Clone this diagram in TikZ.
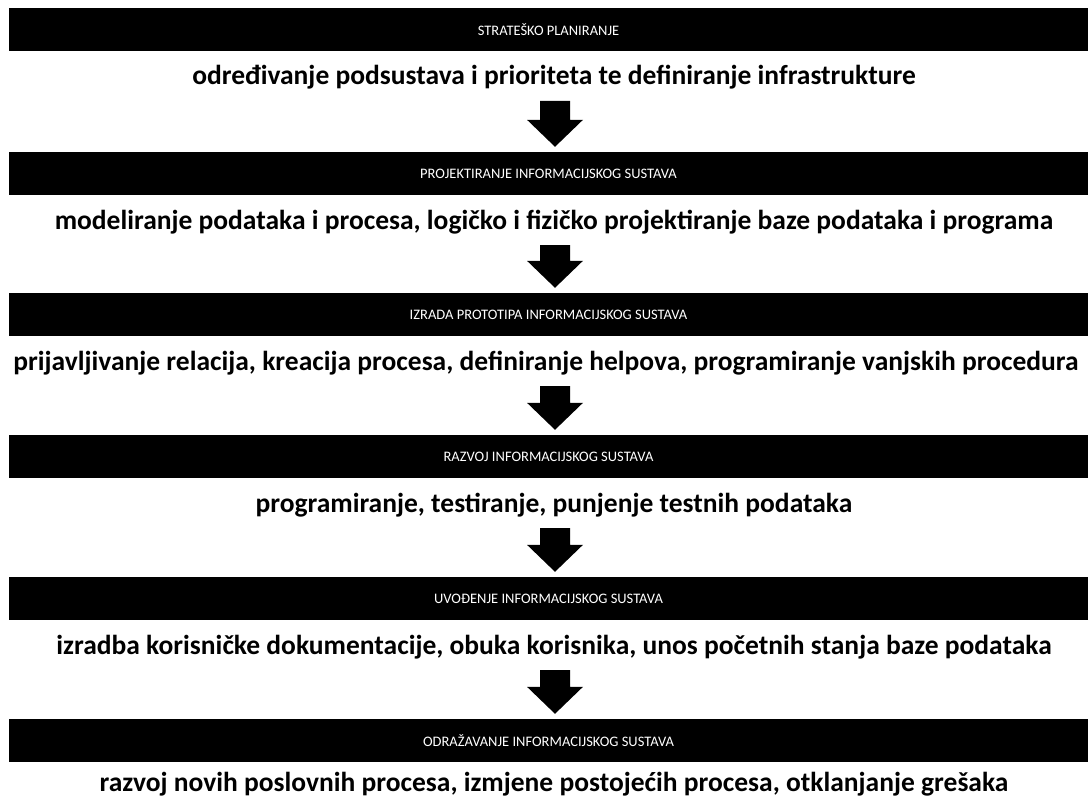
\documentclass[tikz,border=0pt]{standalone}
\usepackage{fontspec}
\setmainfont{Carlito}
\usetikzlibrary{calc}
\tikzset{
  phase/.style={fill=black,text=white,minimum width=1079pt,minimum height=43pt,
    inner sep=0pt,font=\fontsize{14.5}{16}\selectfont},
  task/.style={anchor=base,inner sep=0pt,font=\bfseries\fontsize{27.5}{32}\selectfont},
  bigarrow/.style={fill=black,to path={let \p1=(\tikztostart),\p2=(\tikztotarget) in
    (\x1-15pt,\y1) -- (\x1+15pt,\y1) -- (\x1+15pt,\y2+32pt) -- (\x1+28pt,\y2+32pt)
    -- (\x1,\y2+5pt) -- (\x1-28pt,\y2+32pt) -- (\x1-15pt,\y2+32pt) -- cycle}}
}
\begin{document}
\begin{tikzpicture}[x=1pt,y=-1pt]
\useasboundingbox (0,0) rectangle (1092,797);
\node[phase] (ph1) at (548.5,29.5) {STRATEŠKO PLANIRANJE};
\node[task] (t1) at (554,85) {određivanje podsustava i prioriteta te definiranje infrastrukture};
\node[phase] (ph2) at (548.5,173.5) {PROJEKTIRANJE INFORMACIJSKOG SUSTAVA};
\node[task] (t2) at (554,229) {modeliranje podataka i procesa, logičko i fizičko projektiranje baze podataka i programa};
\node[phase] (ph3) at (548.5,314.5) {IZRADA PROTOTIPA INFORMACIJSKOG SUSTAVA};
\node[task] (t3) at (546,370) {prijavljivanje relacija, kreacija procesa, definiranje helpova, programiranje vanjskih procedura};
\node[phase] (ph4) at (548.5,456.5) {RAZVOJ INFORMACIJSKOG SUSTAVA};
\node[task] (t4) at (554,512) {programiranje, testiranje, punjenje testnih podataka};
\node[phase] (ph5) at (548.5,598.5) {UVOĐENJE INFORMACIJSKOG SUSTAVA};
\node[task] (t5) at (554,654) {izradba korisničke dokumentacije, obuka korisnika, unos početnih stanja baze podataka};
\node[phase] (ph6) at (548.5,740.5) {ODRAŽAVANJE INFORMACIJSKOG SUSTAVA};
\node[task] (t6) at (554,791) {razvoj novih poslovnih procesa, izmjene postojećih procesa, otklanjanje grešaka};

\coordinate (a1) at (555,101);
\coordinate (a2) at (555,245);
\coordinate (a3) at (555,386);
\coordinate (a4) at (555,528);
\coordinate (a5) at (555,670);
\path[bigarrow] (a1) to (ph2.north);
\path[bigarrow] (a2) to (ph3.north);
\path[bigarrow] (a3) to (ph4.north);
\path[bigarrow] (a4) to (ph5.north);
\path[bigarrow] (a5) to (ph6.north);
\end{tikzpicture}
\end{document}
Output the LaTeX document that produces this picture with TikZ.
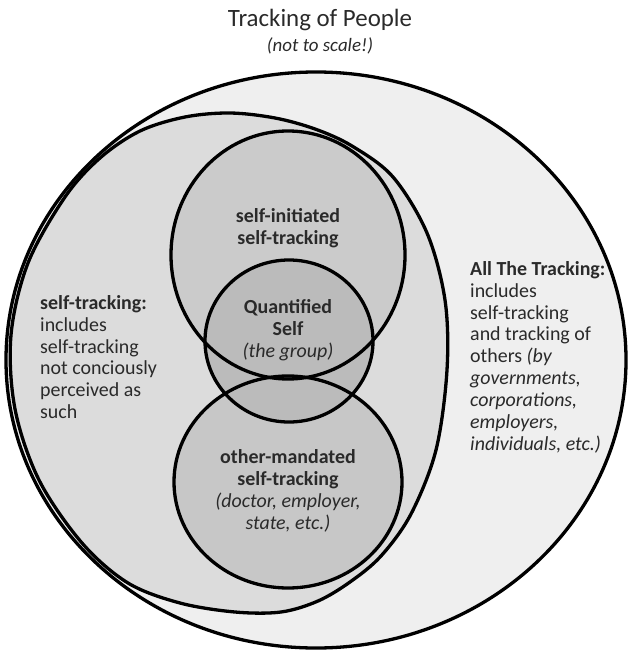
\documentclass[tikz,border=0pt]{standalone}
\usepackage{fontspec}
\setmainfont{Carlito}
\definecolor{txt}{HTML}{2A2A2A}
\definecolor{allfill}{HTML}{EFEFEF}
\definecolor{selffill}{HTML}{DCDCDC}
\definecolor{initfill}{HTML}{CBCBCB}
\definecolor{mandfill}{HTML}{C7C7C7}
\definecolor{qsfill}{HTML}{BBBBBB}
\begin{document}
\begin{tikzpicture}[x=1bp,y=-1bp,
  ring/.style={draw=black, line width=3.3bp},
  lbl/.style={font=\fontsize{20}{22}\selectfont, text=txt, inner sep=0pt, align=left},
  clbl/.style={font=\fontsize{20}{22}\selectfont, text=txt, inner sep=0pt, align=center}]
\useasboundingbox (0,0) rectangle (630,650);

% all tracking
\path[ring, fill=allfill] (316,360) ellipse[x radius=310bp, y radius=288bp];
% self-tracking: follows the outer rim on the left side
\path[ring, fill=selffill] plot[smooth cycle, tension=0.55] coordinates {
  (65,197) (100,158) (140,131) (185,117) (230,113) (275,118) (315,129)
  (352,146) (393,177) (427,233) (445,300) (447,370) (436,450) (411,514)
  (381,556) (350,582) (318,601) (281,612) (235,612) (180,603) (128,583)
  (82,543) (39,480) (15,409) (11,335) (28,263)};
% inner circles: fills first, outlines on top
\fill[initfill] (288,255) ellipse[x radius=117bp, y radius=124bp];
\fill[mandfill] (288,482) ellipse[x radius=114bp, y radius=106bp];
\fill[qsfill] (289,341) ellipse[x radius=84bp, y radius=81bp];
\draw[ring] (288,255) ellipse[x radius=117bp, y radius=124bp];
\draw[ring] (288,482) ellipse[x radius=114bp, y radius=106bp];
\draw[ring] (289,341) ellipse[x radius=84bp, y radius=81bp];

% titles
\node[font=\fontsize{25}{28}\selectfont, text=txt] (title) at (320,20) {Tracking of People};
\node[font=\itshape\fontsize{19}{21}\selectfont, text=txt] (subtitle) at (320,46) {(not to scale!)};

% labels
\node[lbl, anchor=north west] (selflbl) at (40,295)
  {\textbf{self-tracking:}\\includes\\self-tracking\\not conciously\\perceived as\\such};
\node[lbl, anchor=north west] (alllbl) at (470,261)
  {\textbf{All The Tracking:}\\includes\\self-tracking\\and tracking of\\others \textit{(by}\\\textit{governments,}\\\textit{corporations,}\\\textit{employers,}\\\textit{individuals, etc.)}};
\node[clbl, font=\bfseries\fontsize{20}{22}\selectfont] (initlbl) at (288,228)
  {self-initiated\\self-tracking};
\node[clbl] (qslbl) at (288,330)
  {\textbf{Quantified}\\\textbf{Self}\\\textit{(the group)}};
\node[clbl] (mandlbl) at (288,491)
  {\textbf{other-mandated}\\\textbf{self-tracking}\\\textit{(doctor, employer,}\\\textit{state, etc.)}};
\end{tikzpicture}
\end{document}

**Given request:** Copy out the entries verbatim and leave the images out.

**Task output:**
Clone this diagram in TikZ.
\documentclass[tikz,border=0pt]{standalone}
\usepackage{fontspec}
\setmainfont{Carlito}
\usetikzlibrary{calc}
\tikzset{
  phase/.style={fill=black,text=white,minimum width=1079pt,minimum height=43pt,
    inner sep=0pt,font=\fontsize{14.5}{16}\selectfont},
  task/.style={anchor=base,inner sep=0pt,font=\bfseries\fontsize{27.5}{32}\selectfont},
  bigarrow/.style={fill=black,to path={let \p1=(\tikztostart),\p2=(\tikztotarget) in
    (\x1-15pt,\y1) -- (\x1+15pt,\y1) -- (\x1+15pt,\y2+32pt) -- (\x1+28pt,\y2+32pt)
    -- (\x1,\y2+5pt) -- (\x1-28pt,\y2+32pt) -- (\x1-15pt,\y2+32pt) -- cycle}}
}
\begin{document}
\begin{tikzpicture}[x=1pt,y=-1pt]
\useasboundingbox (0,0) rectangle (1092,797);
\node[phase] (ph1) at (548.5,29.5) {STRATEŠKO PLANIRANJE};
\node[task] (t1) at (554,85) {određivanje podsustava i prioriteta te definiranje infrastrukture};
\node[phase] (ph2) at (548.5,173.5) {PROJEKTIRANJE INFORMACIJSKOG SUSTAVA};
\node[task] (t2) at (554,229) {modeliranje podataka i procesa, logičko i fizičko projektiranje baze podataka i programa};
\node[phase] (ph3) at (548.5,314.5) {IZRADA PROTOTIPA INFORMACIJSKOG SUSTAVA};
\node[task] (t3) at (546,370) {prijavljivanje relacija, kreacija procesa, definiranje helpova, programiranje vanjskih procedura};
\node[phase] (ph4) at (548.5,456.5) {RAZVOJ INFORMACIJSKOG SUSTAVA};
\node[task] (t4) at (554,512) {programiranje, testiranje, punjenje testnih podataka};
\node[phase] (ph5) at (548.5,598.5) {UVOĐENJE INFORMACIJSKOG SUSTAVA};
\node[task] (t5) at (554,654) {izradba korisničke dokumentacije, obuka korisnika, unos početnih stanja baze podataka};
\node[phase] (ph6) at (548.5,740.5) {ODRAŽAVANJE INFORMACIJSKOG SUSTAVA};
\node[task] (t6) at (554,791) {razvoj novih poslovnih procesa, izmjene postojećih procesa, otklanjanje grešaka};

\coordinate (a1) at (555,101);
\coordinate (a2) at (555,245);
\coordinate (a3) at (555,386);
\coordinate (a4) at (555,528);
\coordinate (a5) at (555,670);
\path[bigarrow] (a1) to (ph2.north);
\path[bigarrow] (a2) to (ph3.north);
\path[bigarrow] (a3) to (ph4.north);
\path[bigarrow] (a4) to (ph5.north);
\path[bigarrow] (a5) to (ph6.north);
\end{tikzpicture}
\end{document}
Output the LaTeX document that produces this picture with TikZ.
\documentclass[tikz,border=0pt]{standalone}
\usepackage{fontspec}
\setmainfont{Carlito}
\definecolor{txt}{HTML}{2A2A2A}
\definecolor{allfill}{HTML}{EFEFEF}
\definecolor{selffill}{HTML}{DCDCDC}
\definecolor{initfill}{HTML}{CBCBCB}
\definecolor{mandfill}{HTML}{C7C7C7}
\definecolor{qsfill}{HTML}{BBBBBB}
\begin{document}
\begin{tikzpicture}[x=1bp,y=-1bp,
  ring/.style={draw=black, line width=3.3bp},
  lbl/.style={font=\fontsize{20}{22}\selectfont, text=txt, inner sep=0pt, align=left},
  clbl/.style={font=\fontsize{20}{22}\selectfont, text=txt, inner sep=0pt, align=center}]
\useasboundingbox (0,0) rectangle (630,650);

% all tracking
\path[ring, fill=allfill] (316,360) ellipse[x radius=310bp, y radius=288bp];
% self-tracking: follows the outer rim on the left side
\path[ring, fill=selffill] plot[smooth cycle, tension=0.55] coordinates {
  (65,197) (100,158) (140,131) (185,117) (230,113) (275,118) (315,129)
  (352,146) (393,177) (427,233) (445,300) (447,370) (436,450) (411,514)
  (381,556) (350,582) (318,601) (281,612) (235,612) (180,603) (128,583)
  (82,543) (39,480) (15,409) (11,335) (28,263)};
% inner circles: fills first, outlines on top
\fill[initfill] (288,255) ellipse[x radius=117bp, y radius=124bp];
\fill[mandfill] (288,482) ellipse[x radius=114bp, y radius=106bp];
\fill[qsfill] (289,341) ellipse[x radius=84bp, y radius=81bp];
\draw[ring] (288,255) ellipse[x radius=117bp, y radius=124bp];
\draw[ring] (288,482) ellipse[x radius=114bp, y radius=106bp];
\draw[ring] (289,341) ellipse[x radius=84bp, y radius=81bp];

% titles
\node[font=\fontsize{25}{28}\selectfont, text=txt] (title) at (320,20) {Tracking of People};
\node[font=\itshape\fontsize{19}{21}\selectfont, text=txt] (subtitle) at (320,46) {(not to scale!)};

% labels
\node[lbl, anchor=north west] (selflbl) at (40,295)
  {\textbf{self-tracking:}\\includes\\self-tracking\\not conciously\\perceived as\\such};
\node[lbl, anchor=north west] (alllbl) at (470,261)
  {\textbf{All The Tracking:}\\includes\\self-tracking\\and tracking of\\others \textit{(by}\\\textit{governments,}\\\textit{corporations,}\\\textit{employers,}\\\textit{individuals, etc.)}};
\node[clbl, font=\bfseries\fontsize{20}{22}\selectfont] (initlbl) at (288,228)
  {self-initiated\\self-tracking};
\node[clbl] (qslbl) at (288,330)
  {\textbf{Quantified}\\\textbf{Self}\\\textit{(the group)}};
\node[clbl] (mandlbl) at (288,491)
  {\textbf{other-mandated}\\\textbf{self-tracking}\\\textit{(doctor, employer,}\\\textit{state, etc.)}};
\end{tikzpicture}
\end{document}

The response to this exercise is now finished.